United States District Court, S.D. Indiana, Indianapolis Division
Aug 23, 1935
12 F. Supp. 328 (S.D. Ind. 1935)

Opinion

No. 1680.

August 23, 1935.

Thompson, Rabb Stevenson, of Indianapolis, Ind., for complainant.

Val Nolan, U.S. Atty., of Indianapolis, Ind., for defendant.


In Equity. Suit by Kingan Company, Incorporated, against Will H. Smith, Collector of Internal Revenue for the District of Indiana. On motion to dismiss.

Motion denied.

See, also (D.C.) 12 F. Supp. 329.


Plaintiff sues to restrain the collector of internal revenue from collecting the so-called processing taxes imposed under section 9 of the Agricultural Adjustment Act, as amended ( 7 USCA § 609), upon the ground that the act is unconstitutional and involves improper delegation of legislative powers to the Secretary of Agriculture.
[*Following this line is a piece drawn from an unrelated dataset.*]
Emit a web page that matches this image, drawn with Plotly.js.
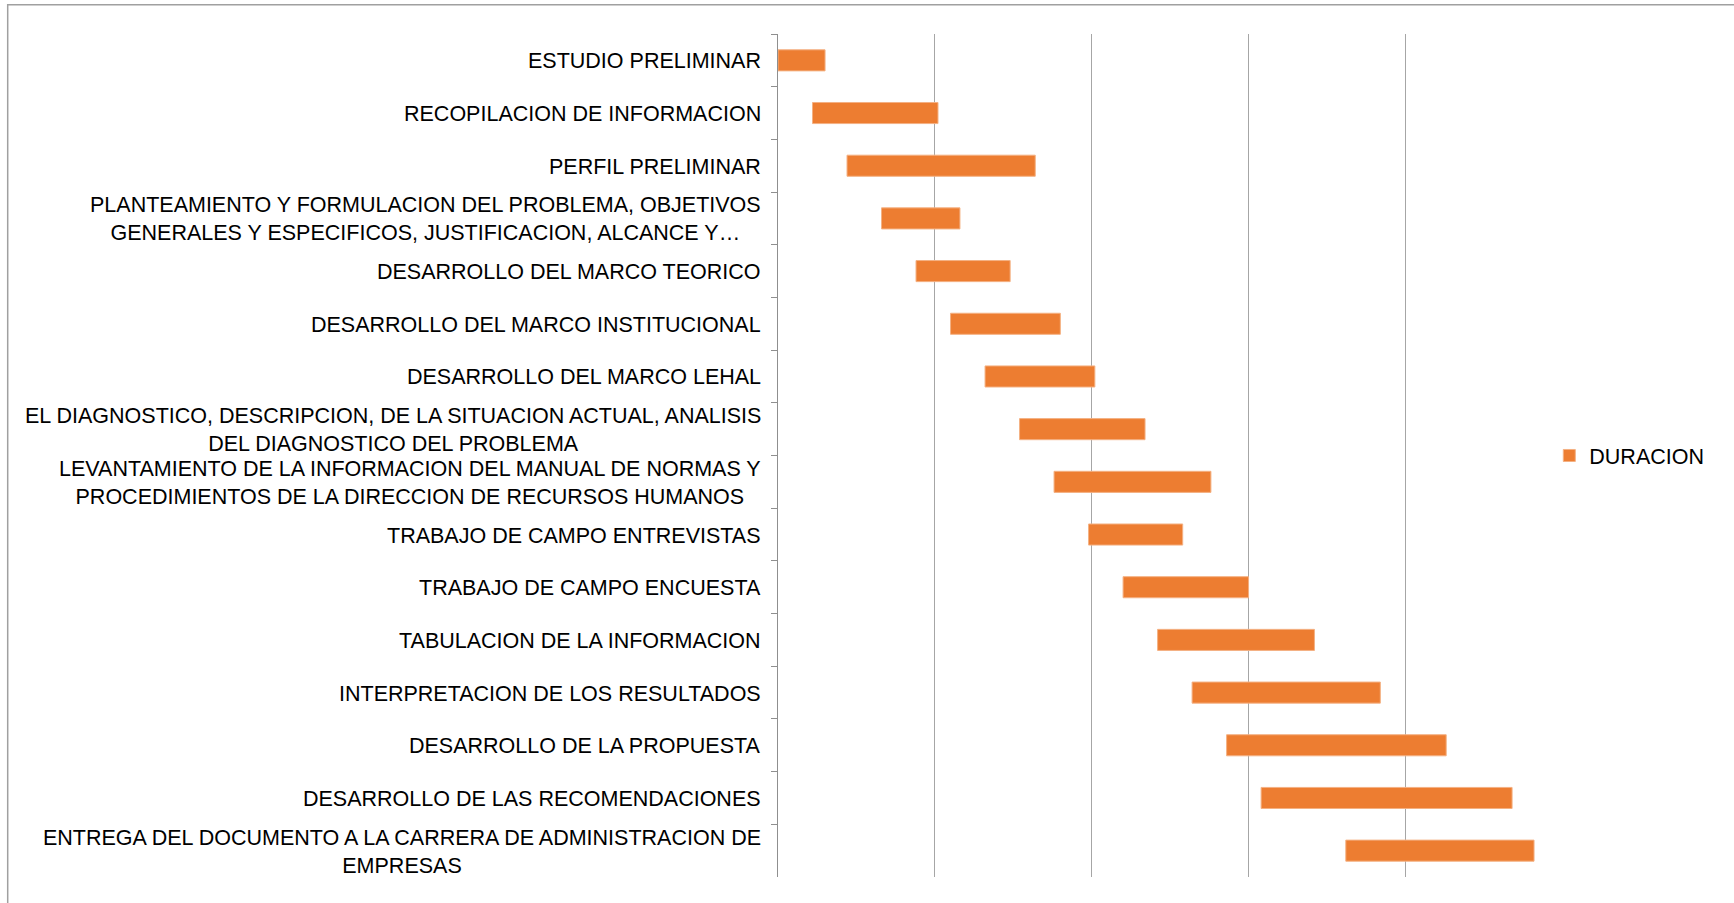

Defendant moves to dismiss the bill because, he says, first, the acts of Congress forbid such suit; and, second, plaintiff has an adequate remedy at law.

Section 3224 of the Revised Statutes of the United States, 26 U.S.C. § 154 (26 USCA § 1543), provides that "no suit for the purpose of restraining the assessment or collection of any tax shall be maintained in any court." Plaintiff seeks to avoid the bar created by this statute on two grounds: First, that the so-called tax is not in law a tax at all, but an exaction of money from one class of persons, for the benefit, not of the government, but of another class of persons — producers; and, second, that the circumstances are so unusual, special, and extraordinary, that, even if the act be proper taxing legislation, the court has power to issue an injunction.

Pertinent upon the second ground is the decision in Miller v. Standard Nut Margarine Co., 284 U.S. 498, 52 S. Ct. 260, 263, 76 L. Ed. 422, where, after reviewing the facts inspiring the legislation complained of, the court said: "And this court likewise recognizes the rule that, in cases where complainant shows that in addition to the illegality of an exaction in the guise of a tax there exist special and extraordinary circumstances sufficient to bring the case within some acknowledged head of equity jurisprudence, a suit may be maintained to enjoin the collector."

In an earlier case, Dows v. Chicago, 11 Wall. 108, 110, 20 L. Ed. 65, dealing with a state tax, governed by the same underlying principle, viz., prevention of interference with executive administration of governmental activities, the court commented thus: "No court of equity will, therefore, allow its injunction to issue to restrain their action, except where it may be necessary to protect the rights of the citizen whose property is taxed, and he has no adequate remedy by the ordinary processes of the law."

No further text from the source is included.